Saturday, February 11, 2012

Remembering Willem Kolff

Willem Johan "Pim" Kolff died February 11, 2009 – or 3 years ago today. He invented the dialysis machine. And, more generally, he was a pioneer in the development of artificial organs. 

At the time of his death many obituaries were published -- I will excerpt several of them. Here is one that describes his early life: 

“Dr. Kolff was born in the Netherlands on February 14, 1911. His father, Jacob Kolff, was a medical doctor and the director of a tuberculosis sanatorium in the town of Beekbergen, the Netherlands. Following in his father's footsteps Willem decided on a medical career. He studied medicine at the University of Leiden and graduated with his medical degree in 1938.

Following his graduation he did postgraduate work at the University of Groningen, from which he received the Ph.D. cum laude, in medicine in 1946. Between his graduation from the University of Leiden with the medical degree and the awarding of his Ph.D. from the University of Groningen was the Second World War. He apparently managed to stay clear of much of the disruption caused by the war by practicing medicine in the town of Kampen in the province of Overyssel in the Eastern part of the Netherlands.

"I wanted to make an artificial kidney that would save people. I was convinced that I could do it, and I clung to it until it was done."

During his time in Kampen, Kolff became motivated to develop the artificial kidney because of a 22 year old man who was dying from renal failure. 

The New York Times obituary relates the story:

“As a young physician at the University of Groningen in the Netherlands in 1938, Dr. Kolff watched a young man die a slow, agonizing death from temporary kidney failure. He reasoned that if he could find a way to remove the toxic waste products that build up in the blood of such patients, he could keep them alive until their kidneys rebounded.

Fig. 1: Museum Boerhaave Kolff's Artificial Kidney
For his first experiment, Dr. Kolff filled sausage casings with blood, expelled the air, added a kidney waste product called urea and agitated the contraption in a bath of salt water. The casings were semipermeable. Small molecules of urea could pass through the membrane, while larger blood molecules might not. 

In five minutes, all the urea had moved into the salt water. The concept for building an artificial kidney was born.”

The NY Times obituary continues: “The device was an exemplar of Rube Goldberg ingenuity. 

It consisted of 50 yards of sausage casing wrapped around a wooden drum set into a salt solution (Fig. 1).

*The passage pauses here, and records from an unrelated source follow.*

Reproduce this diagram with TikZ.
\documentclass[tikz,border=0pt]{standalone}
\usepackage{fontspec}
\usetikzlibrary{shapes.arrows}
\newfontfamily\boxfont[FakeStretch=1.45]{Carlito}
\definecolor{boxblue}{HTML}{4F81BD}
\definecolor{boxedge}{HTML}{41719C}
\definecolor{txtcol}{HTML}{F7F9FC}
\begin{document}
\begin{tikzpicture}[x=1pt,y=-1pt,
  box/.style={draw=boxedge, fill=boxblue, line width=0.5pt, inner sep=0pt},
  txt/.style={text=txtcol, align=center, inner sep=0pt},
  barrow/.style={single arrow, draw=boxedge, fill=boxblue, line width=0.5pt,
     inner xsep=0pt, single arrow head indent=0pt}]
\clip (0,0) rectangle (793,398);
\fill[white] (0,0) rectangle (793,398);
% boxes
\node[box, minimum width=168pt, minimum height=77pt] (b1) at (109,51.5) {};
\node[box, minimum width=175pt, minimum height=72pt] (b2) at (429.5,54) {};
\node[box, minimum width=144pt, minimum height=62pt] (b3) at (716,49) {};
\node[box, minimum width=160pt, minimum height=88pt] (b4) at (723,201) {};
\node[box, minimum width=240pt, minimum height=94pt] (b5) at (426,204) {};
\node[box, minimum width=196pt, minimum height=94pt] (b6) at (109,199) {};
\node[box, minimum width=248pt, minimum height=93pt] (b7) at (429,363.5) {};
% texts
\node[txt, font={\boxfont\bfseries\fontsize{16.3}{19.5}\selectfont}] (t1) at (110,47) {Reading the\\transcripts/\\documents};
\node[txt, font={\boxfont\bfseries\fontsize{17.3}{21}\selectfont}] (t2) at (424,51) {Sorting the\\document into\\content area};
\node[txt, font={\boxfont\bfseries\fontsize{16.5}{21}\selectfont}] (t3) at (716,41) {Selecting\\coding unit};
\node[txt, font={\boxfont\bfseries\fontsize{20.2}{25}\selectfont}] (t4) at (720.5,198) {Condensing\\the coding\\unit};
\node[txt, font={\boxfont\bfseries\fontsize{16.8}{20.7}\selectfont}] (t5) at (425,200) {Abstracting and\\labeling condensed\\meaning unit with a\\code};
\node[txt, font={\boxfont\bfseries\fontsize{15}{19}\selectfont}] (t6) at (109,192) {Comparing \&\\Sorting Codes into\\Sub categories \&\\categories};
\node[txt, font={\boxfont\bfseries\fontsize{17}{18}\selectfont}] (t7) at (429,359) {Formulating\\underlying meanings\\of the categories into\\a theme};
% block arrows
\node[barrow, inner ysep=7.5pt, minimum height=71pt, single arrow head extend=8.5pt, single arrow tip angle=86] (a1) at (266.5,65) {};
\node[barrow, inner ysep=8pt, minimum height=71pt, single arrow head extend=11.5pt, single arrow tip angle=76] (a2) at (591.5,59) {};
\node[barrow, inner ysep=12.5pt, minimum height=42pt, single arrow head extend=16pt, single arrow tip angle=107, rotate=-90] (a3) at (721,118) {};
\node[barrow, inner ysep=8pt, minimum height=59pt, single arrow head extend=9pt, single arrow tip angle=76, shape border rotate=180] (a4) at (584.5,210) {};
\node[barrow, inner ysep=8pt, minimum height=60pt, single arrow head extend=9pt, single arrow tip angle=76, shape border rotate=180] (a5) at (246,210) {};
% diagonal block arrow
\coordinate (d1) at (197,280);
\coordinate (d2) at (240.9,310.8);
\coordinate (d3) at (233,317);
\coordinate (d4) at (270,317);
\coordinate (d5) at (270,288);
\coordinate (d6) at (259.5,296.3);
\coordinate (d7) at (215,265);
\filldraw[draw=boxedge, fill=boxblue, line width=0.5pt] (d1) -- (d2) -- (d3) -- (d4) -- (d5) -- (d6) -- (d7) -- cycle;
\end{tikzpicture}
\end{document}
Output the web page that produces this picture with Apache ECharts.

The patient’s blood was drawn from a wrist artery and fed into the casings. The drum was rotated, removing impurities. To get the blood safely back into the patient, Dr. Kolff copied the design of a water-pump coupling used in Ford motor engines. Later he used orange juice cans and a clothes washing machine to build his apparatuses. 

The first 15 people placed on the machine died. Dr. Kolff made refinements, including the optimum use of blood thinners to prevent coagulation. In 1945, a 67-year-old woman —who had fallen into a coma from kidney failure while in jail after the liberation — was put on the machine for a far longer period than earlier patients and lived. Her first words on coming out of the coma were, “I’m going to divorce my husband.” She did — he was against the Nazis, and she was a collaborator — and lived seven more years.

In 1947, Dr. Kolff sent one of his artificial kidneys to Mount Sinai Hospital in Manhattan and began talking to American physicians also interested in artificial organs.”

Fig. 2: Patient receiving dialysis via the Kolff-Brigham kidney
On June 11, 1948, the Kolff-Brigham kidney was used at Peter Bent Brigham Hospital in Boston, MA, and was believed to be the first application of an hemodialysis machine constructed in the US (Fig. 2). At the Cleveland Clinic, he was involved in the development of heart-lung machines to oxygenate blood and maintain heart and pulmonary function during cardiac surgery. He also improved his dialysis machine.

In 1967, Kolff became head of the University of Utah’s Division of Artificial Organs and Institute for Biomedical Engineering. It was in Utah where the first artificial heart for human use was developed using Dr. Kolff's principles. The developer was Dr. Jarvik, and the first artificial heart recipient was the California dentist Barney Clark. In 1982 the first heart transplant surgery was performed by another Dutch American, Dr. William C. DeVries. The heart received by Mr. Clark was named the Jarvik-7 artificial heart device.

Kolff also carried out research which showed that the electrical stimulation of certain parts of the brains of blind people could produce the sensation of seeing points of light. His research bore fruit when in 1999 his collaborator William Dobelle fitted a Brooklyn man with the world’s first artificial eye. 

Kolff retired officially in 1986, but he continued to work as a research professor and director of the Kolff Laboratory at the University of Utah until 1997. 

Dr. Kolff married Janke Huidekoper in 1938. There is no information available on whether the couple had children. Dr. Kolff passed away in 2009 close to his 98th birthday. He had lived a long and productive life.